HenrikBengtsson / future

:rocket: R package: future: Unified Parallel and Distributed Processing in R for Everyone
https://future.futureverse.org
957 stars 83 forks source link

The efficiency of future, multisession with Rstudio #488

Closed stemangiola closed 3 years ago

stemangiola commented 3 years ago

As far as I know multisession does not work with Rstudio, this means that for parallelising in Rstudio, the whole session must be copied instead of only the data needed for parallelization.

This makes parallelization impractical when working with big datasets and heavy RStudio sessions (e.g. using Seurat). In short, R becomes for me single core only, which is a pity in 2021.

Is there something I am missing? How can I use R parallelization working from Rstudio?

Thanks a lot.

HenrikBengtsson commented 3 years ago

Hi.

As far as I know multisession does not work with Rstudio, ...

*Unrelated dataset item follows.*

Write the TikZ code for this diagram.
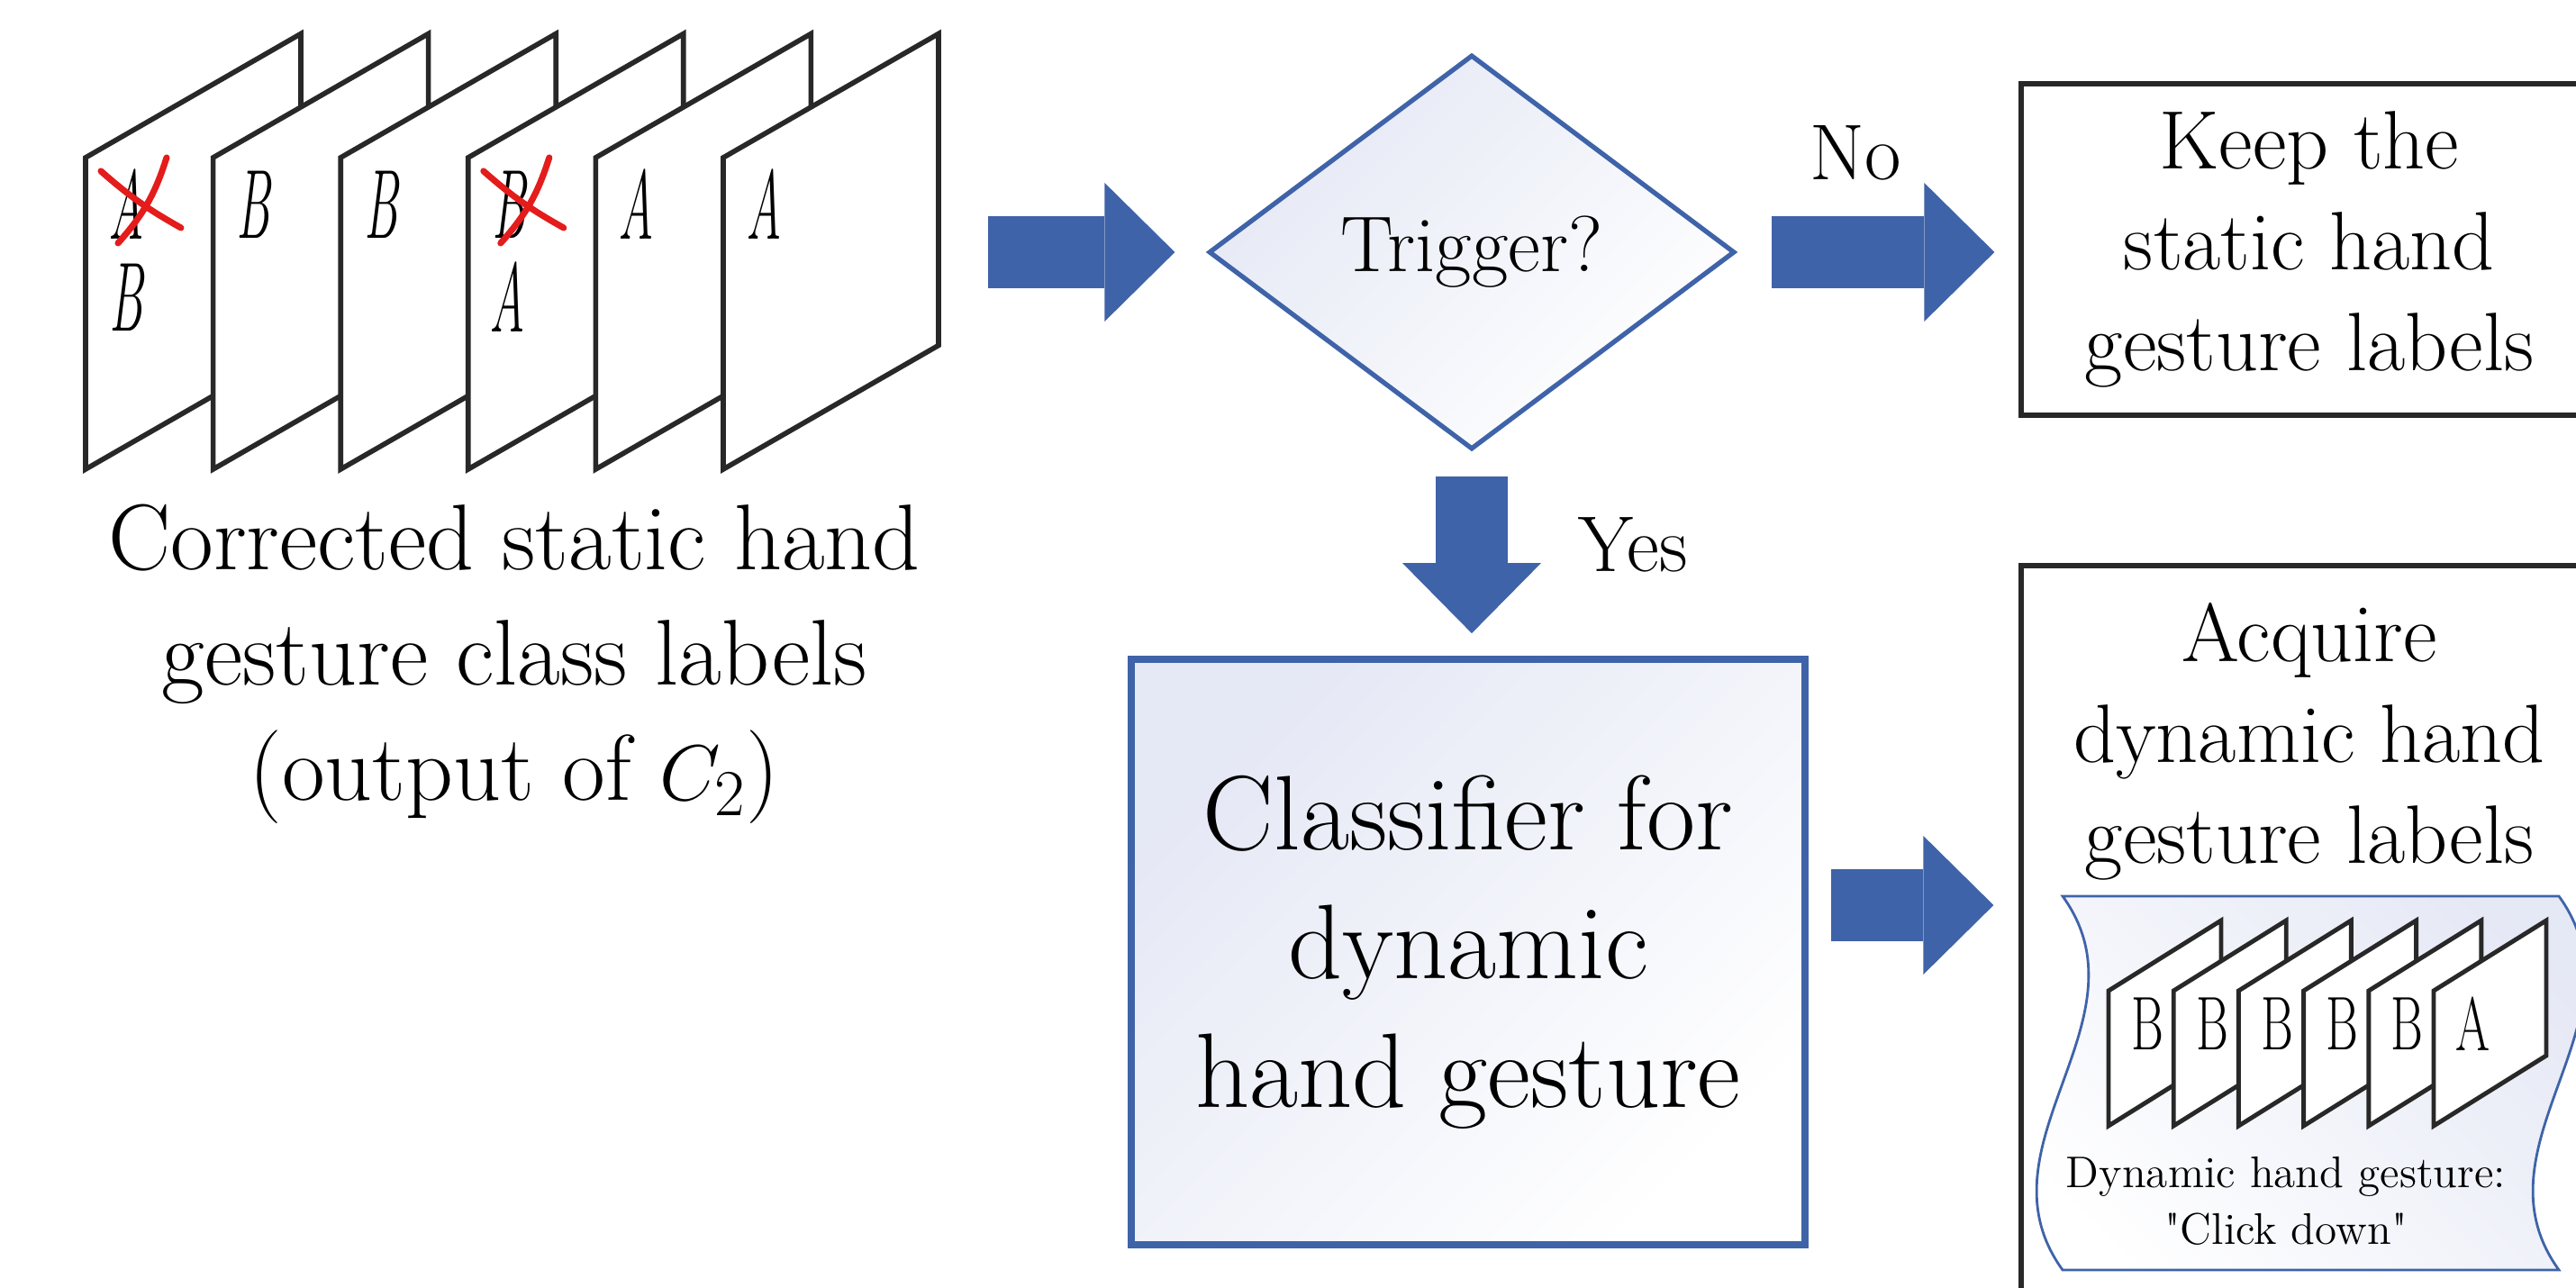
\documentclass[tikz,border=0pt]{standalone}
\usepackage{graphicx}
\usepackage{fontspec}
\usetikzlibrary{shapes.geometric, arrows.meta}

\definecolor{flowblue}{RGB}{63,99,168}
\definecolor{lav}{RGB}{229,232,245}
\definecolor{inkgray}{RGB}{40,40,40}
\definecolor{crossred}{RGB}{228,28,28}

\newcommand{\narrowtext}[2]{\scalebox{#1}[1]{#2}}

\begin{document}
\begin{tikzpicture}[
	block arrow/.style = {flowblue, line width = 8mm, -{Triangle[length = 7.8mm, width = 15.4mm, line width = 0pt]}},
	decision/.style = {diamond, draw = flowblue, line width = 1.5pt, top color = lav, bottom color = white, shading angle = 45, minimum width = 5.84cm, minimum height = 4.38cm, inner sep = 0pt, font = \fontsize{25}{30}\selectfont},
	process/.style = {rectangle, draw = flowblue, line width = 2.2pt, top color = lav, bottom color = white, shading angle = 45, minimum width = 7.48cm, minimum height = 6.5cm, align = center, font = \fontsize{33.5}{40.7}\selectfont},
	outcome/.style = {rectangle, draw = inkgray, line width = 1.5pt, fill = white, minimum width = 6.4cm, align = center, font = \fontsize{26.2}{31.9}\selectfont},
	boxtitle/.style = {align = center, inner sep = 0pt, font = \fontsize{26.2}{31.9}\selectfont},
	flowlabel/.style = {inner sep = 0pt, font = \fontsize{25}{30}\selectfont},
	seqcaption/.style = {align = center, inner sep = 0pt, font = \fontsize{29.5}{36.4}\selectfont},
	note/.style = {align = center, inner sep = 0pt, font = \fontsize{14}{18}\selectfont},
	labelframe/.style = {draw = inkgray, line width = 1.6pt, fill = white},
	miniframe/.style = {draw = inkgray, line width = 1.4pt, fill = white},
	biglabel/.style = {inner sep = 0pt, font = \fontsize{31}{31}\selectfont\itshape},
	minilabel/.style = {inner sep = 0pt, font = \fontsize{24}{24}\selectfont},
	redcross/.style = {crossred, line width = 2pt, line cap = round},
	wavybox/.style = {draw = flowblue, line width = 0.8pt, top color = lav, bottom color = white, shading angle = -45}
]

	% Canvas

	\useasboundingbox (0, 0) rectangle (28.6, 14.3);
	\clip (0, 0) rectangle (28.6, 14.3);

	% Static label sequence

	\foreach \i/\lab in {0/A, 1/B, 2/B, 3/B, 4/A, 5/A} {
		\pgfmathsetmacro\x{0.95 + 1.416 * \i}
		\draw [labelframe] (\x, 9.09) -- ++(0, 3.46) -- ++(2.39, 1.375) -- ++(0, -3.46) -- cycle;
		\node [biglabel] (s\i) at (\x + 0.45, 12.03) {\narrowtext{0.5}{\lab}};
	}
	\node [biglabel] (t0) at (1.40, 11.0) {\narrowtext{0.5}{B}};
	\node [biglabel] (t3) at (5.63, 11.0) {\narrowtext{0.5}{A}};

	\foreach \x in {0.95, 5.198} {
		\draw [redcross] (\x + 0.17, 12.40) to [bend right = 6] (\x + 1.06, 11.77);
		\draw [redcross] (\x + 0.90, 12.55) to [bend left = 12] (\x + 0.36, 11.60);
	}

	\node [seqcaption] (seqcap) at (5.71, 6.93) {Corrected static hand\\gesture class labels\\(output of $C_2$)};

	% Decision

	\coordinate (seqR) at (10.42, 11.50);
	\node [decision] (trig) at (16.34, 11.50) {Trigger?};
	\draw [block arrow, shorten <= 5.5mm, shorten >= 3.5mm] (seqR) -- (trig.west);

	% No branch

	\node [outcome, minimum height = 3.68cm] (keep) at (25.64, 11.53) {Keep the\\static hand\\gesture labels};
	\draw [block arrow, shorten <= 3.8mm, shorten >= 2.7mm] (trig.east) -- (trig.east -| keep.west);
	\node [flowlabel, anchor = base] (no) at (20.60, 12.30) {No};

	% Yes branch

	\node [process] (clf) at (16.30, 3.73) {Classifier for\\dynamic\\hand gesture};
	\draw [block arrow, shorten <= 2.7mm, shorten >= 2.5mm] (trig.south) -- (trig.south |- clf.north);
	\node [flowlabel, anchor = base] (yes) at (18.13, 7.95) {Yes};

	\node [outcome, minimum height = 9.02cm] (acq) at (25.64, 3.51) {};
	\node [boxtitle, anchor = north] (acqtitle) at ([yshift = -4.3mm] acq.north) {Acquire\\dynamic hand\\gesture labels};
	\coordinate (clfR) at ([yshift = 5.2mm] clf.east);
	\draw [block arrow, shorten <= 2.5mm, shorten >= 2.8mm] (clfR) -- (clfR -| acq.west);

	% Dynamic gesture example

	\draw [wavybox] (22.90, 4.35) .. controls (23.90, 2.97) and (21.90, 1.58) .. (22.90, 0.20) -- (28.41, 0.20) .. controls (27.41, 1.58) and (29.41, 2.97) .. (28.41, 4.35) -- cycle;

	\foreach \i/\lab in {0/B, 1/B, 2/B, 3/B, 4/B, 5/A} {
		\pgfmathsetmacro\x{23.41 + 0.722 * \i}
		\draw [miniframe] (\x, 1.80) -- ++(0, 1.50) -- ++(1.25, 0.78) -- ++(0, -1.50) -- cycle;
		\node [minilabel] (d\i) at (\x + 0.43, 2.93) {\narrowtext{0.65}{\lab}};
	}

	\node [note] (dyncap) at (25.38, 0.965) {Dynamic hand gesture:\\\textquotedbl Click down\textquotedbl};

\end{tikzpicture}
\end{document}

The 'multisession' plan does work in the RStudio Console. It's the 'multicore' (=forked processing) one that we protect against. See the warning you get when you try to use plan(multicore) and see ?parallelly::supportsMulticore for why - there's also a reference to the RStudio issue tracker discussing the problem. It also explains how to override this protected. I would not do that unless I am 100% sure the environment and the full software stack is fork safe.

... this means that for parallelising in Rstudio, the whole session must be copied instead of only the data needed for parallelization.

The future framework tries it best to be conservative and identify what needs to be exported. In the case of 'multisession' workers (=parallel PSOCK workers), it'll export objects needed to evaluate the expression on the worker. It won't export the whole R session.

In summary: forked processing in R seems magic, but it can cause lots of problems - problems that are sometimes silent or random. For it to work safely, all R packages in software dependency stack needs to work safely, but unfortunately, not all package developers are aware of the problem or don't validate/tests for it.

This is problem is not specific to the future framework - it's a problem for all parallelization solutions in R. The future framework is just a "thin" API layer on top of those solutions.

Hope this helps

stemangiola commented 3 years ago

The 'multisession' plan does work in the RStudio Console. It's the 'multicore' (=forked processing) one that we protect against. See the warning you get when you try to use plan(multicore) and see ?parallelly::supportsMulticore for why - there's also a reference to the RStudio issue tracker discussing the problem.

Yes sorry, my bad.

It also explains how to override this protected. I would not do that unless I am 100% sure the environment and the full software stack is fork safe.

Thanks, good to know

The future framework tries it best to be conservative and identify what needs to be exported. In the case of 'multisession' workers (=parallel PSOCK workers), it'll export objects needed to evaluate the expression on the worker. It won't export the whole R session.

I see. For example, it would be amazing if, when I use future_map only the element of the list (e.g. a character array of 10Kb) could be exported rather than (I assume) the whole dataset (e.g. a 10Gb object).

This is problem is not specific to the future framework - it's a problem for all parallelization solutions in R. The future framework is just a "thin" API layer on top of those solutions.

Yes, I was feeling that this was a very fundamental issue of the HTML interface to R and their communication protocol.

Do you think Rstudio will ever have the possibility and/or plans (I don't know with what technology) to solve the parallelization limitations?

HenrikBengtsson commented 3 years ago

Yes, I was feeling that this was a very fundamental issue of the HTML interface to R and their communication protocol.

Hmm... I don't understand this comment.

Do you think Rstudio will ever have the possibility and/or plans (I don't know with what technology) to solve the parallelization limitations?

I think the RStudio Console is just one example of what's mentions in the Section 'Warning' of ?parallel::mclapply, e.g. forked parallel processing and GUIs are not the best friends. I don't think it's easy to "fix" - but only RStudio can say what their plans are.

It's good that RStudio made an official comment about it, so people can make an active decision about it. In the future framework, we choose to protect unaware people by disable forked processing by default when running in the RStudio Console. We might do the same for other environment where we know it's also shaky.

I would not write code that rely on forked processing alone. Here is what the author of mclapply() wrote in R-devel thread 'mclapply returns NULLs on MacOS when running GAM' (https://stat.ethz.ch/pipermail/r-devel/2020-April/079384.html) on 2020-04-28:

Do NOT use mcparallel() in packages except as a non-default option that user can set for the reasons Henrik explained. Multicore is intended for HPC applications that need to use many cores for computing-heavy jobs, but it does not play well with RStudio and more importantly you don't know the resource available so only the user can tell you when it's safe to use. Multi-core machines are often shared so using all detected cores is a very bad idea. The user should be able to explicitly enable it, but it should not be enabled by default.

stemangiola commented 3 years ago

Thanks for the explanation and your time.